Za to 25 października - jeśli dopisze pogoda - nie będzie żadnego problemu z obserwacjami częściowego zaćmienia Słońca. Jest to najgłębsze zaćmienie widoczne z Polski od ponad 7 lat. Mniej więcej w "urodziny godziny", czyli o 11:11 Księżyc zacznie nasuwać się na słoneczną tarczę; dokładny czas zależy od miejsca obserwacji i może różnić się o kilka minut. Około 12:20 zaćmienie osiągnie swoje maksimum, by po 13:30 nie pozostawić po sobie śladu. W szczytowym momencie Słońce będzie zakryte w ponad 40%; największa faza będzie dostrzegalna z Suwalszczyzny, a relatywnie najmniejsza - z okolic Wałbrzycha. Wizualnie obejrzymy słoneczną tarczę w postaci grubego rogala. Musimy jednak pamiętać o podstawowych zasadach prowadzenia bezpiecznych obserwacji. Ze Słońcem nie ma żartów, stąd absolutnie nie wolno patrzeć w jego kierunku przez jakikolwiek sprzęt optyczny - grozi to natychmiastową utratą wzroku! Chcąc patrzeć gołym okiem postarajmy się o specjalne okulary wykonane z folii mylarowej, dostępne praktycznie w każdym sklepie ze sprzętem astronomicznym. Są niedrogie, a dają nam gwarancję bezpiecznych obserwacji. Podobny efekt daje użycie szkła spawalniczego. Okopcone szkło lub zdjęcie RTG także może się przydać, ale pamiętajmy, żeby spoglądać na Słońce z przerwami: rzut oka na kilka sekund i przerwa na minutę-dwie. Taki sposób uchroni nas przed szkodliwym wpływem promieniowania podczerwonego, które podstępnie podgrzewa dno oka, choć wcale tego nie czujemy...

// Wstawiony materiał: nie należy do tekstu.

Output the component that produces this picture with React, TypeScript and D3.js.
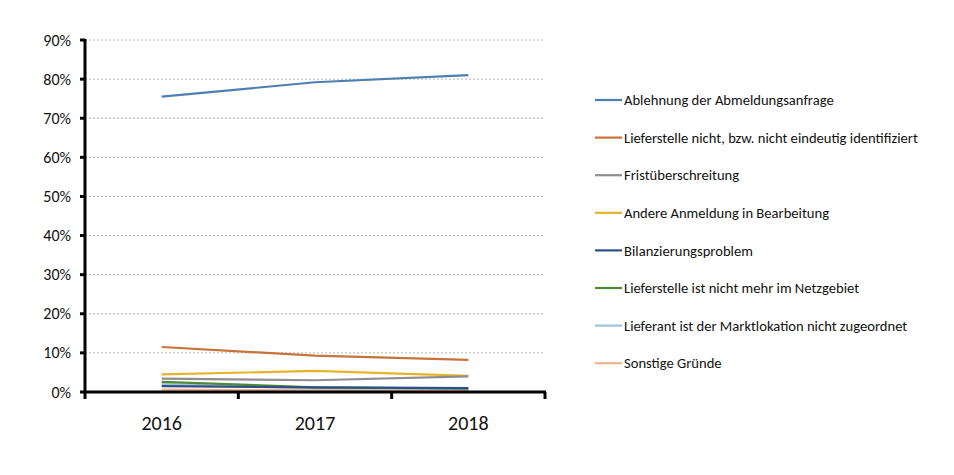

Kiedy chcemy użyć teleskopu, zastosujmy metodę projekcyjną. Polega ona na rzutowaniu obrazu zaćmionego Słońca z teleskopu na ekran w postaci np. białej kartki papieru lub ściany w jasnym kolorze. Tutaj także warto stosować przerwy, bo nieustanne działanie silnych promieni słonecznych może uszkodzić nasz sprzęt. Można też spróbować obserwacji bezpośrednich. Na obiektyw teleskopu zakładamy filtr ze wspomnianej już folii mylarowej (najlepiej o współczynniku ND-5), dzięki czemu możemy spojrzeć na Słońce przez okular. Musimy jednak mieć absolutną pewność, że filtr jest dobrze wykonany i zamocowany, a folia nie jest uszkodzona. Takie obserwacje najlepiej prowadzić pod okiem doświadczonego astronoma lub miłośnika astronomii.
Bywa, że do dyspozycji mamy dedykowany sprzęt w postaci teleskopu słonecznego, wyposażonego w filtr H-alfa, dzięki któremu możemy podziwiać nie tylko przebieg zaćmienia, ale i powierzchnię Słońca, erupcje słonecznej materii w postaci protuberancji, a także plamy słoneczne. Ponieważ nasza gwiazda dzienna śmiało wkroczyła już w nowy cykl aktywności magnetycznej, 25 października mamy duże szanse na bonus w postaci okazałej plamy lub nawet grupy plam. Udanych obserwacji!